As WW has reported, a tiny state agency, the Oregon Racing Commission, facilitates the vast majority of online wagering on horses and greyhounds in the U.S.—and that includes betting at dozens of tracks overseas. Despite booking $6.6 billion in bets in 2023, however, the companies in the online animal betting business paid Oregon only a few million dollars last year (“Track Addicts,” WW, May 17, 2023).
The bill Courtney passed in 2021 left some unresolved ambiguity—about who could bet where—that lawmakers and the Oregon Department of Justice have since worked to resolve. On Feb. 6, the gambling committee chair, Rep. John Lively (D-Springfield), said he still had a simple goal with House Bill 4051: “We are trying to resolve once and for all greyhound racing in Oregon.”
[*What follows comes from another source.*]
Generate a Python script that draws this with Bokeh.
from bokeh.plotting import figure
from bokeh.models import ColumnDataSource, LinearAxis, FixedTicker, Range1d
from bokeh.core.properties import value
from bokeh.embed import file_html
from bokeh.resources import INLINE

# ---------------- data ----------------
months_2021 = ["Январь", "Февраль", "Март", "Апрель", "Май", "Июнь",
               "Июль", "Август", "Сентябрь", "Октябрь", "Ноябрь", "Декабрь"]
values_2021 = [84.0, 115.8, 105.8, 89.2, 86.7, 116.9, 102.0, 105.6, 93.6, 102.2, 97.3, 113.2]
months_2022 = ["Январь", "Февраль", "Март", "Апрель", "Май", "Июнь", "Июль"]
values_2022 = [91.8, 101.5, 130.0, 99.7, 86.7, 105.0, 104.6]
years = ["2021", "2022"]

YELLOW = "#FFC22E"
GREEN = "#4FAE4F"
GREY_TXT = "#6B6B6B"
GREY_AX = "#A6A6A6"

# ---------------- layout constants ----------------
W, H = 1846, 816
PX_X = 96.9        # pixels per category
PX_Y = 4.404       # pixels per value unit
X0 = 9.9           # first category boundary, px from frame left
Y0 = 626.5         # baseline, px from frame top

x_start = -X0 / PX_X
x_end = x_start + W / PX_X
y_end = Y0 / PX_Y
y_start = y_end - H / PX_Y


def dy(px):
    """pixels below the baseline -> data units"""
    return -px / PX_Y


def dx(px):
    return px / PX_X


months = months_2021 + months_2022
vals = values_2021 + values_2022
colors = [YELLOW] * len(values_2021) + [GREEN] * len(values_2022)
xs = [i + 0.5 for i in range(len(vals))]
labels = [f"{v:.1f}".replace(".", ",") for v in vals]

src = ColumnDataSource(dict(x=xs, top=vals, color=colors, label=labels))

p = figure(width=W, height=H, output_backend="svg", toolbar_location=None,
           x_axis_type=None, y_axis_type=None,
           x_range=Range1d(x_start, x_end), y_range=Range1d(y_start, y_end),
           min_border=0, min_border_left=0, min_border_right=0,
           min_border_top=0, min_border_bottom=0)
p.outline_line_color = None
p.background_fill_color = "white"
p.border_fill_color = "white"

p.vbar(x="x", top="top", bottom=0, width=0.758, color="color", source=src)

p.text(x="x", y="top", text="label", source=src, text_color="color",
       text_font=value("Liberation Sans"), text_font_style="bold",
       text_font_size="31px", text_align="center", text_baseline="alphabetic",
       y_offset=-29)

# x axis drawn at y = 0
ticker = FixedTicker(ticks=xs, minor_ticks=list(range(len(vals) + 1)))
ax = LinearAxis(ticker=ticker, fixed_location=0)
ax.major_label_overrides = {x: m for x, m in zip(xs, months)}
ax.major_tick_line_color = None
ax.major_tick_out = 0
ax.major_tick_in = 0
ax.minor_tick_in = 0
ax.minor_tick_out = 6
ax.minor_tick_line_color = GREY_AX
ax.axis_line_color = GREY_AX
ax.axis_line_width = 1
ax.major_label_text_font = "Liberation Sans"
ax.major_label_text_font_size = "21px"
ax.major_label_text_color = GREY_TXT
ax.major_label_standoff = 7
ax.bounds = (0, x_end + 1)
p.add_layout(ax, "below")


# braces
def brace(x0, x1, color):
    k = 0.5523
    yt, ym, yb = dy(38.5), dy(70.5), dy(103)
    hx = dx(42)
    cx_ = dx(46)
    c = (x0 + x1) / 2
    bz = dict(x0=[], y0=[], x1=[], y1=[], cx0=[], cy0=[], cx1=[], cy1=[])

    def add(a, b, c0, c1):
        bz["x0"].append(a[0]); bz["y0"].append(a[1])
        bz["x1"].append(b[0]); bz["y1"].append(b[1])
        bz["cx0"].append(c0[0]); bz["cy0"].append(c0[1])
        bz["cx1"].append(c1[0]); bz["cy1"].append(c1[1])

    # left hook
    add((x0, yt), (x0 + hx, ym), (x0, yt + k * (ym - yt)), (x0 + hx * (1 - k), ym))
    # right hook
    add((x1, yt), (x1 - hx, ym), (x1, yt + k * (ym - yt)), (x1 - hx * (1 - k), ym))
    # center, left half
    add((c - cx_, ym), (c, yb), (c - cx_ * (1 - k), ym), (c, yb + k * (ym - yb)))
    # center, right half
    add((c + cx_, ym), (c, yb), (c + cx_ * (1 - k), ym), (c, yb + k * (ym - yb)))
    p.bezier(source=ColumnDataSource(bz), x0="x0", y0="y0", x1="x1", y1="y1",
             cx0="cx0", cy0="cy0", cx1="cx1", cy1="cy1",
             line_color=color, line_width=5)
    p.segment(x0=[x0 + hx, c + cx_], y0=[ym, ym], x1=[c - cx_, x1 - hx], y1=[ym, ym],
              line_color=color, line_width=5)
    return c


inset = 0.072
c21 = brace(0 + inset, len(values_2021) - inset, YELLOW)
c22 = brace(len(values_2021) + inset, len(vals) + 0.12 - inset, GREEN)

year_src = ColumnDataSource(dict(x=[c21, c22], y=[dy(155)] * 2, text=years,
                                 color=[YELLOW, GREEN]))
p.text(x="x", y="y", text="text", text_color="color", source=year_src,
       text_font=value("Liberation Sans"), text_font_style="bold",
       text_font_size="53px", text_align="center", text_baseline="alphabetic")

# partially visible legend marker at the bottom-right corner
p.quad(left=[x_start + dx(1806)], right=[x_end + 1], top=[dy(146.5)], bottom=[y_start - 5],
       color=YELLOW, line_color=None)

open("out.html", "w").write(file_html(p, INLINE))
To provide context, Lively’s committee published the first-ever version of a document Courtney and Rep. David Gomberg (D-Otis) demanded: a racing commission review of animal safety and state revenues from greyhounds.
Here’s what the state report found:
$86,733,691
That’s the amount of money that bettors from all over the country wagered in 2023 on greyhounds through the Oregon Racing Commission, via “advance-deposit wagering,” a form of internet gambling that Oregon pioneered in the 1990s to prop up horse and greyhound tracks in the state. (It failed: The state’s last dog track, Multnomah Greyhound Park, closed 20 years ago, and its biggest horse track, Portland Meadows, folded in 2019.)
$72,548
That’s the total amount of revenue the state of Oregon reaped in 2023 from greyhound betting. That total includes not only ADW betting over the internet, but also a share of the bets made at 10 off-track betting parlors located around the state. Off-track betting operators testified last week they’d suffer terribly if the state bans betting on greyhounds. “The proposed legislation threatens the livelihood of our business,” testified Brian Sarchi, who runs New Portland Meadows, a card room and OTB bar on North Lombard Street. “Dog racing serves as a form of entertainment for our patrons, many of whom are senior citizens. For them, it is not merely about placing bets on races; it is a cherished outlet for social interaction, enjoyment and a sense of community.”
10,542
That’s the number of documented canine injuries in 2023 at greyhound tracks where Oregon facilitated bets. Of that number, only 555 took place in the U.S. That’s because only one state—West Virginia—still hosts greyhound racing. The fact that so many states have banned the sport hasn’t stopped Oregon from doing its best to keep the sport alive globally. Carey Theil, a former Oregonian who now heads Grey2K, a Massachusetts-based group that advocates for the end of dog racing, says listening to advocates for betting on animals imploring lawmakers last week to preserve Oregon’s dominant position in greyhound betting was dispiriting. “It was bizarre to listen to all this testimony about how important Oregon is to the greyhound industry,” Theil says. “Yet it brings in almost no money to the state, while propping up a cruel industry that injured more than 10,000 dogs last year.”